Beyoncé was nominated for nine Grammy awards, breaking a record as the first person to be nominated in four categories. In her acceptance speech for winning Best Urban Contemporary Album, she explained the importance of representation and encourages children of all races to dream to become Olympians, presidents and artists. Beyoncé said that Lemonade is an album that “[captures] the profundity of deep Southern culture” and “[gives] a voice to our pain” and went on to speak about today’s social climate, stating, “It’s vital we learn from the past and recognize our tendencies to repeat our mistakes.” Her speech was a commentary on beauty standards, the stifling of voices and the struggle women of color face.
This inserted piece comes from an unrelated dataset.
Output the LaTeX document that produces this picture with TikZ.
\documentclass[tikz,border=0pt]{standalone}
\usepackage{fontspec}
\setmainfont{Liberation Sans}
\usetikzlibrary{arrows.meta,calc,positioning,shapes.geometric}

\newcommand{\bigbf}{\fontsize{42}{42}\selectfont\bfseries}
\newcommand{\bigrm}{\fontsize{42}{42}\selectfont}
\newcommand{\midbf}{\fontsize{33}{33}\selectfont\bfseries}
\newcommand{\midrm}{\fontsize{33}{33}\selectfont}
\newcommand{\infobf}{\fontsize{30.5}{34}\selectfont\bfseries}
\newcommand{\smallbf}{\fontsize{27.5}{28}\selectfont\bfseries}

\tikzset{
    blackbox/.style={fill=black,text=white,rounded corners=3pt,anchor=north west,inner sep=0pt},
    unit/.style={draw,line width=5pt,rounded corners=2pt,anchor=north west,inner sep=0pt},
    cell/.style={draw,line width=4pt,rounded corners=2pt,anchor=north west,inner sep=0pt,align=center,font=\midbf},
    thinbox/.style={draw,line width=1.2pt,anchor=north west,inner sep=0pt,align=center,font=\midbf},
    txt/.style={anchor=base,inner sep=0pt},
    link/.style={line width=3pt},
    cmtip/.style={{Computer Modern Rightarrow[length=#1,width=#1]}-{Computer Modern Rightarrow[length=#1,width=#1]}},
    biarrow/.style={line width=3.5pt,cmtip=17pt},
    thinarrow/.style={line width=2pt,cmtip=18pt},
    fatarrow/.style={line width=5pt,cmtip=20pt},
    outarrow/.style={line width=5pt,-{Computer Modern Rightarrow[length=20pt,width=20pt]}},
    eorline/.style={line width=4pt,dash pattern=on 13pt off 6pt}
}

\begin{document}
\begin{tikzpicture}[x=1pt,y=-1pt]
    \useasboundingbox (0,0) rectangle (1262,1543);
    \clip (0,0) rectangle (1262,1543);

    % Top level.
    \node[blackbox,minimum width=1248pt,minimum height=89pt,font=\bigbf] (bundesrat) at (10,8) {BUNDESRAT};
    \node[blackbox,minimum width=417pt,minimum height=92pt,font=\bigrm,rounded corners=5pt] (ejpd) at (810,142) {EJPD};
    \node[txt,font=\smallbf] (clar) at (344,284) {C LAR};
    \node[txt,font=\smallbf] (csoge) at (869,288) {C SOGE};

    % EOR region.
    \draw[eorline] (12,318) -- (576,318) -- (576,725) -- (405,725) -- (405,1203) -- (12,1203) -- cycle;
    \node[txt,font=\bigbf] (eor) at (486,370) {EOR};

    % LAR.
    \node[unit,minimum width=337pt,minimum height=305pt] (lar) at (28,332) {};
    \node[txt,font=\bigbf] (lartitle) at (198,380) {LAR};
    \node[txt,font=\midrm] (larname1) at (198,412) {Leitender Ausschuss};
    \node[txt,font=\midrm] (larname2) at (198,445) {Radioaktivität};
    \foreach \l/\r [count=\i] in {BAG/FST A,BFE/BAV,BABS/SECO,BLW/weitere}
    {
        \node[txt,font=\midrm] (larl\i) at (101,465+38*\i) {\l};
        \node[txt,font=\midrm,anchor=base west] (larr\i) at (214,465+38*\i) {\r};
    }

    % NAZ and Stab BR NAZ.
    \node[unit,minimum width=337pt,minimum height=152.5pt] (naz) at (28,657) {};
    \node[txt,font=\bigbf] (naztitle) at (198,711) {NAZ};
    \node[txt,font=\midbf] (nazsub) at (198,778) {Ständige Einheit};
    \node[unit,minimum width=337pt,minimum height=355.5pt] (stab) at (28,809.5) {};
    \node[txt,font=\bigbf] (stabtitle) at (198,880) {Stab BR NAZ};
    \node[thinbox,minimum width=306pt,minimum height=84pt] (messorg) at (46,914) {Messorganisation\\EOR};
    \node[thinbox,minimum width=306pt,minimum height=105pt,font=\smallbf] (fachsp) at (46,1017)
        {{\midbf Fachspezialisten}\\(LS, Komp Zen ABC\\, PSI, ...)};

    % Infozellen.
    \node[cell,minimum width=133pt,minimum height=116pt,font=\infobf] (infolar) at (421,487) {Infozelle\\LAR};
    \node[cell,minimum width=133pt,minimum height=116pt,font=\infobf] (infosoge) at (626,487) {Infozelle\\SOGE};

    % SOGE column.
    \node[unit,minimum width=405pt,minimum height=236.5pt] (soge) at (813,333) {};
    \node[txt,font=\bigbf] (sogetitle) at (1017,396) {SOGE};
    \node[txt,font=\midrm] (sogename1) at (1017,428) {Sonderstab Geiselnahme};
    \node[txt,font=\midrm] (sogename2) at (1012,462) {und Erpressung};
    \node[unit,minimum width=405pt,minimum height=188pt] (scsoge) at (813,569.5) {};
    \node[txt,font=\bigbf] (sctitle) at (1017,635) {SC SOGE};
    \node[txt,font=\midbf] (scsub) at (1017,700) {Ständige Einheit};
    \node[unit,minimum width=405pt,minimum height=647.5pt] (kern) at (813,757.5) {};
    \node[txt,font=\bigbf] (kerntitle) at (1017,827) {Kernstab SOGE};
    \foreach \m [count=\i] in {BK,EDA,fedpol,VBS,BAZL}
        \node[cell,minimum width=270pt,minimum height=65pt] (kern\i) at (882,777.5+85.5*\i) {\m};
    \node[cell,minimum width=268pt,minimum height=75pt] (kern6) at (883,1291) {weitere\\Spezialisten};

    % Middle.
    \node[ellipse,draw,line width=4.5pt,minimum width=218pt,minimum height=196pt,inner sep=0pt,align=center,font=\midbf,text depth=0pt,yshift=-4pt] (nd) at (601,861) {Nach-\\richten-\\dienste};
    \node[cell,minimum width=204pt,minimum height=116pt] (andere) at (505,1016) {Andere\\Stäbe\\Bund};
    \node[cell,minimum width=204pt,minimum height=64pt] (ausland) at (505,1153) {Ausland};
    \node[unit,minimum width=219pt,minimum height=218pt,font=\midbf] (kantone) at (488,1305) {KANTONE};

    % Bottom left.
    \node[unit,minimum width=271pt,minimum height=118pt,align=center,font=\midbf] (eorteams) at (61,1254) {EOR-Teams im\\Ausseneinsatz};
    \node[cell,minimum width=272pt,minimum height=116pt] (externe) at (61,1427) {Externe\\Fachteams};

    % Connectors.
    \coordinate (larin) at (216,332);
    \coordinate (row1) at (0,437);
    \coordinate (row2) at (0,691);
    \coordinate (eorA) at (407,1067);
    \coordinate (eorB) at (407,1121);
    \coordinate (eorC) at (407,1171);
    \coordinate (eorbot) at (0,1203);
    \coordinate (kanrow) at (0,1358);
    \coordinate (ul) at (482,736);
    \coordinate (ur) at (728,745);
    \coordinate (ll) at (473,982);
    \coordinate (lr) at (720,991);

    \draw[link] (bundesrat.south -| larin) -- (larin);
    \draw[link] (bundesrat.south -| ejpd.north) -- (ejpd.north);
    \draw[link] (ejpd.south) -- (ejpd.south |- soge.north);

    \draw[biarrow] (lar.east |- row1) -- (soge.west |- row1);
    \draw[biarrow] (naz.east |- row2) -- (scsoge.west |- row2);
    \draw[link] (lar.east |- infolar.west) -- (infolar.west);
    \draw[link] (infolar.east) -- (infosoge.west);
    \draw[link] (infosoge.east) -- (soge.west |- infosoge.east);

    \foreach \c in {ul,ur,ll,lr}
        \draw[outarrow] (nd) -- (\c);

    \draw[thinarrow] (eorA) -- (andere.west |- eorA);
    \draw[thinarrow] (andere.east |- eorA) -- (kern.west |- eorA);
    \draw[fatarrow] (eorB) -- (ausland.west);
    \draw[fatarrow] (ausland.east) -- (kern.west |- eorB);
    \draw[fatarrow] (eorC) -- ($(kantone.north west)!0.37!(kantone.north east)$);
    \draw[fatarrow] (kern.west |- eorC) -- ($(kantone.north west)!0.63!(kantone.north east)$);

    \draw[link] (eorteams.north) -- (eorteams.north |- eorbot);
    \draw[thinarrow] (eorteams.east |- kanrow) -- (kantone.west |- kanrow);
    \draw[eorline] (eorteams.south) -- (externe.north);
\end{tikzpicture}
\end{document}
In spite of this win and her incredible album, she was not awarded Album of the Year. Many see this as a testament to Adele’s talent, voicing a similar argument that was made about the 2016 Oscars, which nominated zero non-white actors: that maybe Beyoncé — and the actors of color — did not measure up to their white counterparts. But for anyone who listened to Beyoncé’s album and watched its accompanying digital album, her loss speaks to not a lack of talent, but the systematic exclusion of black artists from high art and acclaim. This is the same reason the Grammys continue to nominate the same artists over and over for its hip-hop categories — they’re not really sure what to do with black music.
Adele recognized this, calling Lemonade “monumental” in her acceptance speech. Adele went on to break her Album of the Year Grammy in half to give to Beyoncé — a clip the Grammys did not show on television — and said later that night backstage, “What the f— does [Beyoncé] have to do to win Album of the Year?”
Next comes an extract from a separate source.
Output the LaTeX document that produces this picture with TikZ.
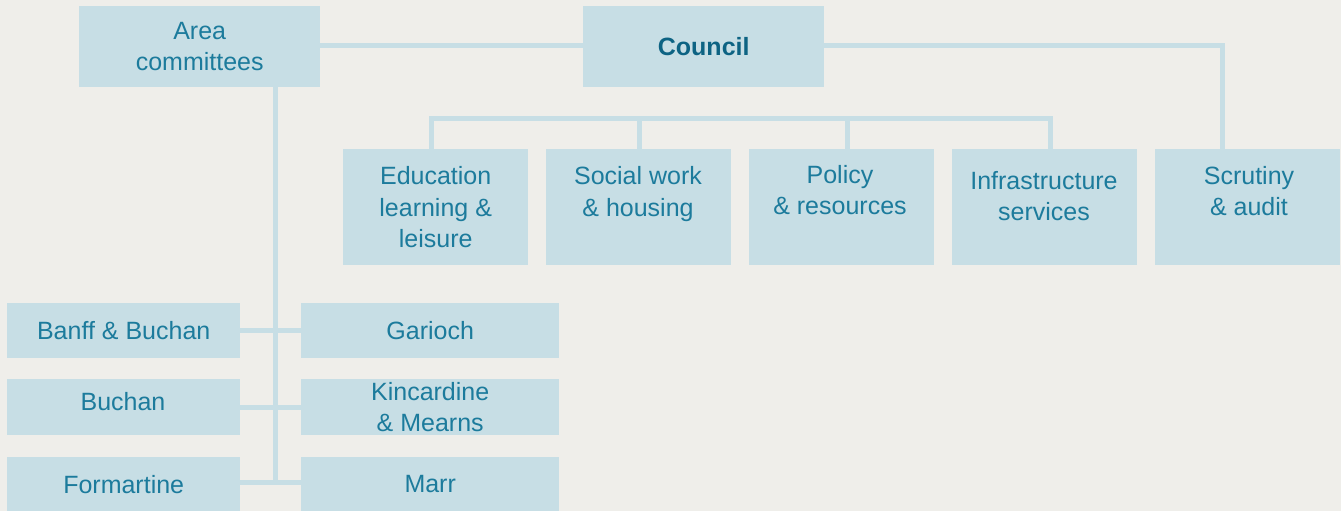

But still, Beyoncé persists. Beyoncé gave and continues to give a voice to the lost artists that Walker brought to our attention decades ago. She uses her platform to shed light on the lives of the trans community, the black community and women in general. Alongside her risk-taking, intelligence and musical talent, that is the reason Beyoncé challenges and rejects how black female artists are seen by society. This column isn’t simply about my personal love for Beyoncé. I mean, it partly is — I’m listening to Lemonade as I write this, so I guess you could say I’m obsessed — but it’s more than that. Beyoncé exemplifies everything an artist and activist should be, and for that, I think Alice Walker would be proud.